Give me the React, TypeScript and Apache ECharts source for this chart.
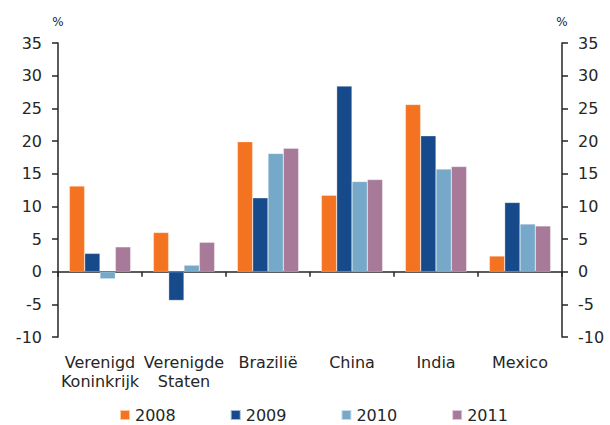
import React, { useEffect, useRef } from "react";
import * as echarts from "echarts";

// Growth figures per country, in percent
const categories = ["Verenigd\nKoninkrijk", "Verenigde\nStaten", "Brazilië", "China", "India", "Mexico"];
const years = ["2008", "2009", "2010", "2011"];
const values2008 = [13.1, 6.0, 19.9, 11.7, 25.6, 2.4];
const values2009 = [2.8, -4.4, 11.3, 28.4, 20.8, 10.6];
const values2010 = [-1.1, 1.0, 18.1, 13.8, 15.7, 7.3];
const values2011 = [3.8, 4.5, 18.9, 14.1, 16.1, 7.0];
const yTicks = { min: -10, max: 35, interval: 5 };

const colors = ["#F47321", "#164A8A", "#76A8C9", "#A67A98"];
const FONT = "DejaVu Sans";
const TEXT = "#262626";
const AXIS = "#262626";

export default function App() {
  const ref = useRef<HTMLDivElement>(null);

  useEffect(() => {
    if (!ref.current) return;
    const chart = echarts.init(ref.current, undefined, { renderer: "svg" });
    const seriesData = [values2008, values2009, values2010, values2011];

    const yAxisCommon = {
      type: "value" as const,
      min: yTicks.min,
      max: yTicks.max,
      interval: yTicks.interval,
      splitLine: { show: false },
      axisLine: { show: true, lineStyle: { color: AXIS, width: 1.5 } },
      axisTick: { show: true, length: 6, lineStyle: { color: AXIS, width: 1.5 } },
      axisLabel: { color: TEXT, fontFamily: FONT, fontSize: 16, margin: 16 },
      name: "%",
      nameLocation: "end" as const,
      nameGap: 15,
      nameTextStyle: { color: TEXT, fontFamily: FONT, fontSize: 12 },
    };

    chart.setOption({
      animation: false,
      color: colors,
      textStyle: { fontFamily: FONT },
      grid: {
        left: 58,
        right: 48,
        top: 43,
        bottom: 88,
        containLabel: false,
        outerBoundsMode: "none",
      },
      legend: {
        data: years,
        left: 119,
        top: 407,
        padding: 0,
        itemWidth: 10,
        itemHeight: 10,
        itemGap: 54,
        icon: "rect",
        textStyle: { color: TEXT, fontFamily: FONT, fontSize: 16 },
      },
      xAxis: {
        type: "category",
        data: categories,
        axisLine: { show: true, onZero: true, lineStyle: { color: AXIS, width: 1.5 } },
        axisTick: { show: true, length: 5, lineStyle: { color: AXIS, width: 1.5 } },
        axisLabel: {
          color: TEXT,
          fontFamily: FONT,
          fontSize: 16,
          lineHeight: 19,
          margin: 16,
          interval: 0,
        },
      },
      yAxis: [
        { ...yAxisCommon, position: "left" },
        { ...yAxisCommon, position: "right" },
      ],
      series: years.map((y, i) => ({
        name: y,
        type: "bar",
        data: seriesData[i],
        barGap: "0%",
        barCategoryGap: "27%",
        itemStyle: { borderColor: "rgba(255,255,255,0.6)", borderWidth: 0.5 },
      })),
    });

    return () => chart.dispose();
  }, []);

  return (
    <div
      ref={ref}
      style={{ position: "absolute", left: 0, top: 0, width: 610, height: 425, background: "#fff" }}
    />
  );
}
::::::::
Exercise aim:
From the opening line of the listing above through the line bearing "import * as", repeat each line exactly. Drop every picture.

Result of this exercise:
Give me the React, TypeScript and Apache ECharts source for this chart.
import React, { useEffect, useRef } from "react";
import * as echarts from "echarts";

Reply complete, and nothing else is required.